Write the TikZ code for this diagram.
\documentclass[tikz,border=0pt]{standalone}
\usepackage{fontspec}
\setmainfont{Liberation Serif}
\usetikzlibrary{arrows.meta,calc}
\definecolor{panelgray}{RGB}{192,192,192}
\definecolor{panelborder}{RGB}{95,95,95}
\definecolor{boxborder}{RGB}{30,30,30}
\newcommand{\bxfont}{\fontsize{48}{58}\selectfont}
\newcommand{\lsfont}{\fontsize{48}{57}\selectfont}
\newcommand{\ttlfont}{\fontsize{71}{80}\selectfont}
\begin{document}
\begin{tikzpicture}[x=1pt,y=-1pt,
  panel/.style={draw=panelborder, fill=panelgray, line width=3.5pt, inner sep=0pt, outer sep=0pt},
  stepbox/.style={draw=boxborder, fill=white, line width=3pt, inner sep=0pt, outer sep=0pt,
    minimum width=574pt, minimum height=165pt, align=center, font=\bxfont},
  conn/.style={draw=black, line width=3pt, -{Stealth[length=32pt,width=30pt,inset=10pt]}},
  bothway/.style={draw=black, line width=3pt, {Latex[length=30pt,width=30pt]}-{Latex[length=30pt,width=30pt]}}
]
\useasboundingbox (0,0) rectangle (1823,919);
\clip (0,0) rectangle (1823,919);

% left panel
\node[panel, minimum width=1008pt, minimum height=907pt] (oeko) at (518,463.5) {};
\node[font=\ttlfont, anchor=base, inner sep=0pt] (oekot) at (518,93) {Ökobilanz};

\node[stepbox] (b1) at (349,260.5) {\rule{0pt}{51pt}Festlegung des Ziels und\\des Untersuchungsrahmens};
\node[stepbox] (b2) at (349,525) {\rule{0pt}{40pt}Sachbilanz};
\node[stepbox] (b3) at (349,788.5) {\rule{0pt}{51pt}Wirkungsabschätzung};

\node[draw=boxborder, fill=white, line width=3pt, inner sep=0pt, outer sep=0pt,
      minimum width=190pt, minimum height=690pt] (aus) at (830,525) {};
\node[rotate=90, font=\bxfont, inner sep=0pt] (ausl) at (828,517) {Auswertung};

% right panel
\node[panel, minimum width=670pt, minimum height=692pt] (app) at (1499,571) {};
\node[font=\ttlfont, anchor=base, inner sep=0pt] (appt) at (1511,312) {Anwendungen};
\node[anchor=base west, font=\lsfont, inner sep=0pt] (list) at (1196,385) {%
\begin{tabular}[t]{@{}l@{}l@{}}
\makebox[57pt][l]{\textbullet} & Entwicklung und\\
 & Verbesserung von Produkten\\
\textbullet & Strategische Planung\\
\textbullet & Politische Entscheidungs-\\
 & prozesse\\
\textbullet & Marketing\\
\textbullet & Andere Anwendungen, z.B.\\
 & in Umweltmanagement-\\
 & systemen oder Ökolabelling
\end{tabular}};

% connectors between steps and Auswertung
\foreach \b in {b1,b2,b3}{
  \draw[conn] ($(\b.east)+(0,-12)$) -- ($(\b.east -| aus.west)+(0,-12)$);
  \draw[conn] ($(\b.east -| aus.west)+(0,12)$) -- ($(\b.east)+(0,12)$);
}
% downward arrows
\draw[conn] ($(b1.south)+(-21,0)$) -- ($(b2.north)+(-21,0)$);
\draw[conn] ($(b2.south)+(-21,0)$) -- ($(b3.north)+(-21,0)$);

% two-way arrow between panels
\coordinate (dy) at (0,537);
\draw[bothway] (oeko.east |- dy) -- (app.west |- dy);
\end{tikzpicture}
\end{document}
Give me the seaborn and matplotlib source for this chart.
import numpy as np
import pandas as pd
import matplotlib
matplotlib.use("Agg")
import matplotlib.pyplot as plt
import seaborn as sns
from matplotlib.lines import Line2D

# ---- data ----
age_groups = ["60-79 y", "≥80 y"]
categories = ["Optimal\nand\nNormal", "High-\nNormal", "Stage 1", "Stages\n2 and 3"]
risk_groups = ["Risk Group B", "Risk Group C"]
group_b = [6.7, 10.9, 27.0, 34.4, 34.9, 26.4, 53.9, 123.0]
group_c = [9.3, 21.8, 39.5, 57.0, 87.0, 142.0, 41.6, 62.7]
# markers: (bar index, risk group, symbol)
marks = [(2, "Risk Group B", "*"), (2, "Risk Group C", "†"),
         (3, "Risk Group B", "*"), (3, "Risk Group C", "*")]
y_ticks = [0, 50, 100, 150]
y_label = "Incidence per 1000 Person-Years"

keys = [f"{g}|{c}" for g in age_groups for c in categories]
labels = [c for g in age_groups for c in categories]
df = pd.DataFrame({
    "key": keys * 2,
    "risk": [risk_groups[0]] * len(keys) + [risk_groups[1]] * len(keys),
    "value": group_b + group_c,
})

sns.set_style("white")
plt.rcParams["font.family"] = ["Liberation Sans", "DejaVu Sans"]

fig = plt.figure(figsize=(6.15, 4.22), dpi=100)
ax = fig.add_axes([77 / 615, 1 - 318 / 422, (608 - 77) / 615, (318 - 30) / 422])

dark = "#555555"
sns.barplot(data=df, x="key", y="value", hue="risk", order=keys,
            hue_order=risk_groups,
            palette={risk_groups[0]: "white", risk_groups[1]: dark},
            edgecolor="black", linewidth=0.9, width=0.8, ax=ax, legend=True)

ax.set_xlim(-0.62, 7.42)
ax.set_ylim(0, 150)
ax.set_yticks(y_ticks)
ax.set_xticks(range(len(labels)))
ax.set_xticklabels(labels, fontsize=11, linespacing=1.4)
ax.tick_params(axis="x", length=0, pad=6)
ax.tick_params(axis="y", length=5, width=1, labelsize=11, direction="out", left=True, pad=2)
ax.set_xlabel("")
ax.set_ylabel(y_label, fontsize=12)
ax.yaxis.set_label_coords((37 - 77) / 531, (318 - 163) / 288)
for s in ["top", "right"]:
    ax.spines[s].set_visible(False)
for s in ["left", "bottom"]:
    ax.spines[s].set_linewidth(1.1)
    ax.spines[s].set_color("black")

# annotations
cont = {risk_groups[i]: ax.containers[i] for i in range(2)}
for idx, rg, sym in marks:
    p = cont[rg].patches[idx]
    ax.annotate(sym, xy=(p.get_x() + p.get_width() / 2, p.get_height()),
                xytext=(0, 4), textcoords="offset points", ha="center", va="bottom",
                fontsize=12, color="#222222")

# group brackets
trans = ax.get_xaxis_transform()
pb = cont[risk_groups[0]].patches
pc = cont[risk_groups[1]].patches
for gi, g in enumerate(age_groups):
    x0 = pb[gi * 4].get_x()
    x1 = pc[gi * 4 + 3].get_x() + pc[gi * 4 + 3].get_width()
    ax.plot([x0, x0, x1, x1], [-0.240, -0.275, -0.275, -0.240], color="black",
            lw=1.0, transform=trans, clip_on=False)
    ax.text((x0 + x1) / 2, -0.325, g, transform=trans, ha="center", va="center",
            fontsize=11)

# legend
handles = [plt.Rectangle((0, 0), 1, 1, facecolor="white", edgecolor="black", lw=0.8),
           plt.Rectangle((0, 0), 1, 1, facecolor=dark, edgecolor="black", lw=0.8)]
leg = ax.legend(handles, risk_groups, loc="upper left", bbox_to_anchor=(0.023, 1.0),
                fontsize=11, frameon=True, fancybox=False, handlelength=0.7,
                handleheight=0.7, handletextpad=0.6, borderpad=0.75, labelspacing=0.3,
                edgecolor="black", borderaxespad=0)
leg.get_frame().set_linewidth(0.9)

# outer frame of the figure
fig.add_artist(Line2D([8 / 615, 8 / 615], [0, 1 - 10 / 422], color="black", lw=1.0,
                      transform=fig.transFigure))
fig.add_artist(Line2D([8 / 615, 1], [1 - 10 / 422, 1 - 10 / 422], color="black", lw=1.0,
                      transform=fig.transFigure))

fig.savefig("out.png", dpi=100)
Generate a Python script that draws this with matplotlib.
####################
● WHAT THIS TASK INVOLVES
Transcribe all lines as written.

● SOLUTION BELOW
Write the TikZ code for this diagram.
\documentclass[tikz,border=0pt]{standalone}
\usepackage{fontspec}
\setmainfont{Liberation Serif}
\usetikzlibrary{arrows.meta,calc}
\definecolor{panelgray}{RGB}{192,192,192}
\definecolor{panelborder}{RGB}{95,95,95}
\definecolor{boxborder}{RGB}{30,30,30}
\newcommand{\bxfont}{\fontsize{48}{58}\selectfont}
\newcommand{\lsfont}{\fontsize{48}{57}\selectfont}
\newcommand{\ttlfont}{\fontsize{71}{80}\selectfont}
\begin{document}
\begin{tikzpicture}[x=1pt,y=-1pt,
  panel/.style={draw=panelborder, fill=panelgray, line width=3.5pt, inner sep=0pt, outer sep=0pt},
  stepbox/.style={draw=boxborder, fill=white, line width=3pt, inner sep=0pt, outer sep=0pt,
    minimum width=574pt, minimum height=165pt, align=center, font=\bxfont},
  conn/.style={draw=black, line width=3pt, -{Stealth[length=32pt,width=30pt,inset=10pt]}},
  bothway/.style={draw=black, line width=3pt, {Latex[length=30pt,width=30pt]}-{Latex[length=30pt,width=30pt]}}
]
\useasboundingbox (0,0) rectangle (1823,919);
\clip (0,0) rectangle (1823,919);

% left panel
\node[panel, minimum width=1008pt, minimum height=907pt] (oeko) at (518,463.5) {};
\node[font=\ttlfont, anchor=base, inner sep=0pt] (oekot) at (518,93) {Ökobilanz};

\node[stepbox] (b1) at (349,260.5) {\rule{0pt}{51pt}Festlegung des Ziels und\\des Untersuchungsrahmens};
\node[stepbox] (b2) at (349,525) {\rule{0pt}{40pt}Sachbilanz};
\node[stepbox] (b3) at (349,788.5) {\rule{0pt}{51pt}Wirkungsabschätzung};

\node[draw=boxborder, fill=white, line width=3pt, inner sep=0pt, outer sep=0pt,
      minimum width=190pt, minimum height=690pt] (aus) at (830,525) {};
\node[rotate=90, font=\bxfont, inner sep=0pt] (ausl) at (828,517) {Auswertung};

% right panel
\node[panel, minimum width=670pt, minimum height=692pt] (app) at (1499,571) {};
\node[font=\ttlfont, anchor=base, inner sep=0pt] (appt) at (1511,312) {Anwendungen};
\node[anchor=base west, font=\lsfont, inner sep=0pt] (list) at (1196,385) {%
\begin{tabular}[t]{@{}l@{}l@{}}
\makebox[57pt][l]{\textbullet} & Entwicklung und\\
 & Verbesserung von Produkten\\
\textbullet & Strategische Planung\\
\textbullet & Politische Entscheidungs-\\
 & prozesse\\
\textbullet & Marketing\\
\textbullet & Andere Anwendungen, z.B.\\
 & in Umweltmanagement-\\
 & systemen oder Ökolabelling
\end{tabular}};

% connectors between steps and Auswertung
\foreach \b in {b1,b2,b3}{
  \draw[conn] ($(\b.east)+(0,-12)$) -- ($(\b.east -| aus.west)+(0,-12)$);
  \draw[conn] ($(\b.east -| aus.west)+(0,12)$) -- ($(\b.east)+(0,12)$);
}
% downward arrows
\draw[conn] ($(b1.south)+(-21,0)$) -- ($(b2.north)+(-21,0)$);
\draw[conn] ($(b2.south)+(-21,0)$) -- ($(b3.north)+(-21,0)$);

% two-way arrow between panels
\coordinate (dy) at (0,537);
\draw[bothway] (oeko.east |- dy) -- (app.west |- dy);
\end{tikzpicture}
\end{document}
Give me the seaborn and matplotlib source for this chart.
import numpy as np
import pandas as pd
import matplotlib
matplotlib.use("Agg")
import matplotlib.pyplot as plt
import seaborn as sns
from matplotlib.lines import Line2D

# ---- data ----
age_groups = ["60-79 y", "≥80 y"]
categories = ["Optimal\nand\nNormal", "High-\nNormal", "Stage 1", "Stages\n2 and 3"]
risk_groups = ["Risk Group B", "Risk Group C"]
group_b = [6.7, 10.9, 27.0, 34.4, 34.9, 26.4, 53.9, 123.0]
group_c = [9.3, 21.8, 39.5, 57.0, 87.0, 142.0, 41.6, 62.7]
# markers: (bar index, risk group, symbol)
marks = [(2, "Risk Group B", "*"), (2, "Risk Group C", "†"),
         (3, "Risk Group B", "*"), (3, "Risk Group C", "*")]
y_ticks = [0, 50, 100, 150]
y_label = "Incidence per 1000 Person-Years"

keys = [f"{g}|{c}" for g in age_groups for c in categories]
labels = [c for g in age_groups for c in categories]
df = pd.DataFrame({
    "key": keys * 2,
    "risk": [risk_groups[0]] * len(keys) + [risk_groups[1]] * len(keys),
    "value": group_b + group_c,
})

sns.set_style("white")
plt.rcParams["font.family"] = ["Liberation Sans", "DejaVu Sans"]

fig = plt.figure(figsize=(6.15, 4.22), dpi=100)
ax = fig.add_axes([77 / 615, 1 - 318 / 422, (608 - 77) / 615, (318 - 30) / 422])

dark = "#555555"
sns.barplot(data=df, x="key", y="value", hue="risk", order=keys,
            hue_order=risk_groups,
            palette={risk_groups[0]: "white", risk_groups[1]: dark},
            edgecolor="black", linewidth=0.9, width=0.8, ax=ax, legend=True)

ax.set_xlim(-0.62, 7.42)
ax.set_ylim(0, 150)
ax.set_yticks(y_ticks)
ax.set_xticks(range(len(labels)))
ax.set_xticklabels(labels, fontsize=11, linespacing=1.4)
ax.tick_params(axis="x", length=0, pad=6)
ax.tick_params(axis="y", length=5, width=1, labelsize=11, direction="out", left=True, pad=2)
ax.set_xlabel("")
ax.set_ylabel(y_label, fontsize=12)
ax.yaxis.set_label_coords((37 - 77) / 531, (318 - 163) / 288)
for s in ["top", "right"]:
    ax.spines[s].set_visible(False)
for s in ["left", "bottom"]:
    ax.spines[s].set_linewidth(1.1)
    ax.spines[s].set_color("black")

# annotations
cont = {risk_groups[i]: ax.containers[i] for i in range(2)}
for idx, rg, sym in marks:
    p = cont[rg].patches[idx]
    ax.annotate(sym, xy=(p.get_x() + p.get_width() / 2, p.get_height()),
                xytext=(0, 4), textcoords="offset points", ha="center", va="bottom",
                fontsize=12, color="#222222")

# group brackets
trans = ax.get_xaxis_transform()
pb = cont[risk_groups[0]].patches
pc = cont[risk_groups[1]].patches
for gi, g in enumerate(age_groups):
    x0 = pb[gi * 4].get_x()
    x1 = pc[gi * 4 + 3].get_x() + pc[gi * 4 + 3].get_width()
    ax.plot([x0, x0, x1, x1], [-0.240, -0.275, -0.275, -0.240], color="black",
            lw=1.0, transform=trans, clip_on=False)
    ax.text((x0 + x1) / 2, -0.325, g, transform=trans, ha="center", va="center",
            fontsize=11)

# legend
handles = [plt.Rectangle((0, 0), 1, 1, facecolor="white", edgecolor="black", lw=0.8),
           plt.Rectangle((0, 0), 1, 1, facecolor=dark, edgecolor="black", lw=0.8)]
leg = ax.legend(handles, risk_groups, loc="upper left", bbox_to_anchor=(0.023, 1.0),
                fontsize=11, frameon=True, fancybox=False, handlelength=0.7,
                handleheight=0.7, handletextpad=0.6, borderpad=0.75, labelspacing=0.3,
                edgecolor="black", borderaxespad=0)
leg.get_frame().set_linewidth(0.9)

# outer frame of the figure
fig.add_artist(Line2D([8 / 615, 8 / 615], [0, 1 - 10 / 422], color="black", lw=1.0,
                      transform=fig.transFigure))
fig.add_artist(Line2D([8 / 615, 1], [1 - 10 / 422, 1 - 10 / 422], color="black", lw=1.0,
                      transform=fig.transFigure))

fig.savefig("out.png", dpi=100)
Generate a Python script that draws this with matplotlib.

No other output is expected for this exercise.